End-to-End Optimized Non-Orthogonal Multicarrier Waveform Design via Deep Learning

This paper proposes a novel joint transceiver optimization framework for multi-carrier (MC) waveform design. Unlike conventional orthogonal frequency division multiplexing, which employs memoryless modulation and fixed inverse discrete Fourier transform-based waveform generation, our approach utilizes neural network (NN)-based modulation with memory and NN-driven waveform generation at the transmitter. On the receiver side, a large-kernel attention-based NN replaces the traditional demodulation process, effectively mitigating large-span inter-carrier interference. This architecture provides enhanced flexibility for MC waveform optimization, allowing better adaptation to spectral emission mask constraints and maximizing the utilization of allocated spectrum resources.
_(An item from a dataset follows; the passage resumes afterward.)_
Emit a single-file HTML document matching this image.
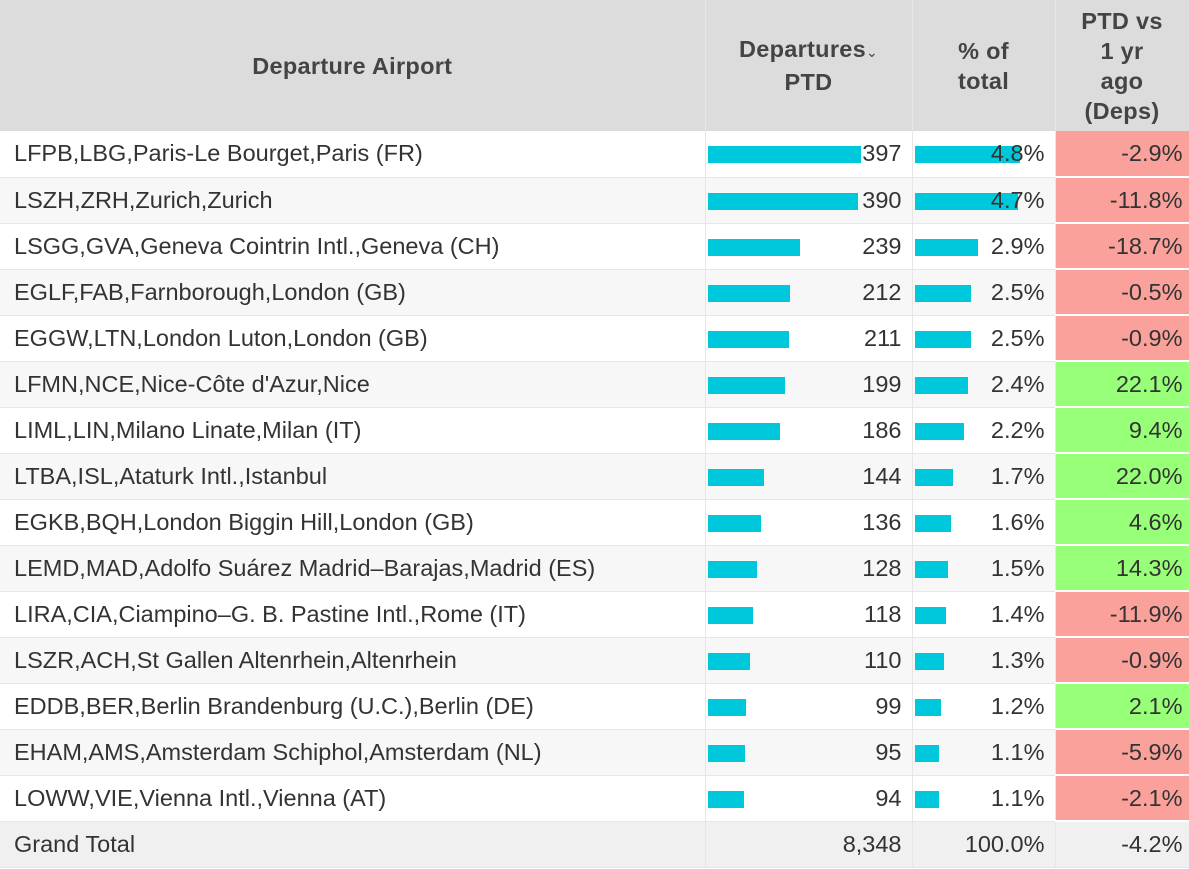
<!DOCTYPE html>
<html><head><meta charset="utf-8"><style>
body{margin:0;width:1189px;height:869px;overflow:hidden;background:#fff;font-family:"Liberation Sans",sans-serif;color:#333;}
table{border-collapse:collapse;table-layout:fixed;width:1189px;font-size:23.5px;}
th{background:#dcdcdc;height:131px;font-weight:bold;color:#444;font-size:23.5px;line-height:30px;border-right:1px solid #e8e8e8;padding:0;letter-spacing:0.3px;}
td{height:46px;box-sizing:border-box;padding:0 8px 0 14px;border-bottom:1px solid #e6e6e6;border-right:1px solid #e6e6e6;position:relative;white-space:nowrap;}
tr:nth-child(odd) td{background:#f7f7f7;}
td.n{text-align:right;padding-right:10px;}
td.b{padding:0;}
.bar{position:absolute;left:2px;top:15px;height:17px;background:#00c8dc;}
.v{position:absolute;right:10px;top:0;line-height:44px;}
td.r{background:#f9a19a !important;text-align:right;padding-right:6px;border-bottom:2px solid #fff;}
td.g{background:#98ff78 !important;text-align:right;padding-right:6px;border-bottom:2px solid #fff;}
tr.t td{background:#f0f0f0 !important;height:46px;}
</style></head><body>
<table>
<colgroup><col style="width:705px"><col style="width:207px"><col style="width:143px"><col style="width:134px"></colgroup>
<tr><th>Departure Airport</th><th>Departures<span style="font-weight:normal;font-size:14px">&#8964;</span><br>PTD</th><th>% of<br>total</th><th>PTD vs<br>1 yr<br>ago<br>(Deps)</th></tr>
<tr><td>LFPB,LBG,Paris-Le Bourget,Paris (FR)</td><td class="b"><div class="bar" style="width:153px"></div><span class="v">397</span></td><td class="b"><div class="bar" style="width:105px"></div><span class="v">4.8%</span></td><td class="r">-2.9%</td></tr>
<tr><td>LSZH,ZRH,Zurich,Zurich</td><td class="b"><div class="bar" style="width:150px"></div><span class="v">390</span></td><td class="b"><div class="bar" style="width:103px"></div><span class="v">4.7%</span></td><td class="r">-11.8%</td></tr>
<tr><td>LSGG,GVA,Geneva Cointrin Intl.,Geneva (CH)</td><td class="b"><div class="bar" style="width:92px"></div><span class="v">239</span></td><td class="b"><div class="bar" style="width:63px"></div><span class="v">2.9%</span></td><td class="r">-18.7%</td></tr>
<tr><td>EGLF,FAB,Farnborough,London (GB)</td><td class="b"><div class="bar" style="width:82px"></div><span class="v">212</span></td><td class="b"><div class="bar" style="width:56px"></div><span class="v">2.5%</span></td><td class="r">-0.5%</td></tr>
<tr><td>EGGW,LTN,London Luton,London (GB)</td><td class="b"><div class="bar" style="width:81px"></div><span class="v">211</span></td><td class="b"><div class="bar" style="width:56px"></div><span class="v">2.5%</span></td><td class="r">-0.9%</td></tr>
<tr><td>LFMN,NCE,Nice-Côte d'Azur,Nice</td><td class="b"><div class="bar" style="width:77px"></div><span class="v">199</span></td><td class="b"><div class="bar" style="width:53px"></div><span class="v">2.4%</span></td><td class="g">22.1%</td></tr>
<tr><td>LIML,LIN,Milano Linate,Milan (IT)</td><td class="b"><div class="bar" style="width:72px"></div><span class="v">186</span></td><td class="b"><div class="bar" style="width:49px"></div><span class="v">2.2%</span></td><td class="g">9.4%</td></tr>
<tr><td>LTBA,ISL,Ataturk Intl.,Istanbul</td><td class="b"><div class="bar" style="width:56px"></div><span class="v">144</span></td><td class="b"><div class="bar" style="width:38px"></div><span class="v">1.7%</span></td><td class="g">22.0%</td></tr>
<tr><td>EGKB,BQH,London Biggin Hill,London (GB)</td><td class="b"><div class="bar" style="width:53px"></div><span class="v">136</span></td><td class="b"><div class="bar" style="width:36px"></div><span class="v">1.6%</span></td><td class="g">4.6%</td></tr>
<tr><td>LEMD,MAD,Adolfo Suárez Madrid–Barajas,Madrid (ES)</td><td class="b"><div class="bar" style="width:49px"></div><span class="v">128</span></td><td class="b"><div class="bar" style="width:33px"></div><span class="v">1.5%</span></td><td class="g">14.3%</td></tr>
<tr><td>LIRA,CIA,Ciampino–G. B. Pastine Intl.,Rome (IT)</td><td class="b"><div class="bar" style="width:45px"></div><span class="v">118</span></td><td class="b"><div class="bar" style="width:31px"></div><span class="v">1.4%</span></td><td class="r">-11.9%</td></tr>
<tr><td>LSZR,ACH,St Gallen Altenrhein,Altenrhein</td><td class="b"><div class="bar" style="width:42px"></div><span class="v">110</span></td><td class="b"><div class="bar" style="width:29px"></div><span class="v">1.3%</span></td><td class="r">-0.9%</td></tr>
<tr><td>EDDB,BER,Berlin Brandenburg (U.C.),Berlin (DE)</td><td class="b"><div class="bar" style="width:38px"></div><span class="v">99</span></td><td class="b"><div class="bar" style="width:26px"></div><span class="v">1.2%</span></td><td class="g">2.1%</td></tr>
<tr><td>EHAM,AMS,Amsterdam Schiphol,Amsterdam (NL)</td><td class="b"><div class="bar" style="width:37px"></div><span class="v">95</span></td><td class="b"><div class="bar" style="width:24px"></div><span class="v">1.1%</span></td><td class="r">-5.9%</td></tr>
<tr><td>LOWW,VIE,Vienna Intl.,Vienna (AT)</td><td class="b"><div class="bar" style="width:36px"></div><span class="v">94</span></td><td class="b"><div class="bar" style="width:24px"></div><span class="v">1.1%</span></td><td class="r">-2.1%</td></tr>
<tr class="t"><td>Grand Total</td><td class="n">8,348</td><td class="n">100.0%</td><td class="n" style="padding-right:6px">-4.2%</td></tr>
</table>
</body></html>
Additionally, it achieves significant spectral efficiency gains across diverse channel conditions, including additive white Gaussian noise (AWGN) and linear time-varying (LTV) channels with delay and Doppler spread. Numerical evaluations demonstrate significant bit error rate performance improvements, with up to 10 dB signal-to-noise ratio gain in LTV channels and approximately 6 dB gain in AWGN channels, underscoring the superiority of the proposed framework over state-of-the-art schemes.